In 2015, Rebel and Omer were introduced to Brandon – whose addition to the live ensemble, following his role in @peace and drumming for Ladi6, provided the group with the confidence boost they needed. “Having someone like Brandon believe in us and back us was like, ‘Wow! We need to believe in ourselves more!’” Rebel mentions.

With this last piece of the puzzle in place, the band began to arrive at their current sound. Distinct, yet eclectic and near-impossible to describe accurately. Even they have trouble putting words to it.

“The best description we have so far is if Lorde were to have a baby with Coldplay, and then Rihanna was that baby’s babysitter, and if it was best friends with Imagine Dragons. We would be that child. Maybe it has a cool uncle, Lenny Kravitz?”

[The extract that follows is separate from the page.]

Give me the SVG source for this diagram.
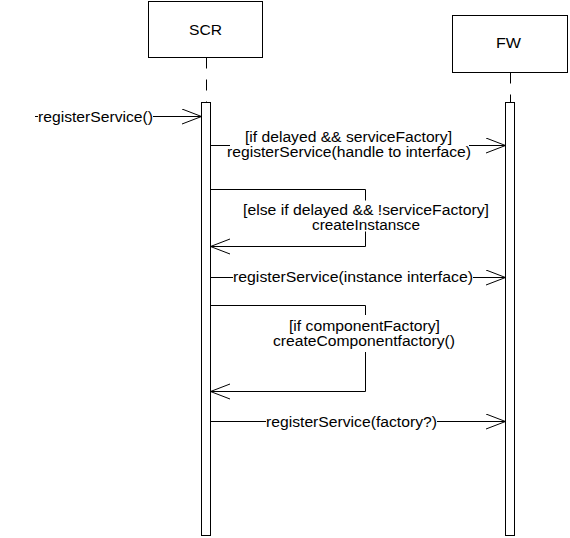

Perhaps another reason the sounds and visuals of the band are so wide-ranging is the intense collaboration process each song goes through. Omer and Rebel make the tracks together at home, before record the vocals at Kog studios. Videos have been shot with Shae Sterling (Stan Walker, Vince Harder, Brooke Fraser), who they are quick to praise, with make-up by Sylvia Kara and support from Jo Pilkington’s First Scene. In involving so many people – building up what they like to call their ‘team’ – the band have been able to achieve their vision clearly and early on in their careers, without relying on funding. Their artistic freedom comes through their collaborations. And it’s this freedom to make their statement that the band value.

“Behind all of our actions, we want to break this stereotype that surrounds; 1. being Māori, 2. being from South Auckland. There’s a lot of negativity from that, because we are three Māori musicians from South Auckland. There’s a lot of talent out there, and there’s a lot of musicians out there, but our sound is completely different from that. We want to show that you can be from where we’re from – or from anywhere – and not have to make the stereotypical sound that everyone expects of you. We’re on our own path. We’re doing our own thing. Fuck whatever the template is! We want to make what sounds good and feels right to us.”

This boldness is crucial to the group’s identity. It has defined every move they’ve made. It’s the reason why their first single was the one they felt defined them the most concisely, and it’s the reason why they’ve decided to forgo the standard EP as a first release, instead working on a full album. An EP was first expected late in 2015, the album now scheduled for mid-2017.

“Whether people like it or not [doesn’t matter], Rebel clarifies. “As long as they go, ‘Who the hell are these guys? And how did they even pull this off?’ As long as it’s stirring the pot.”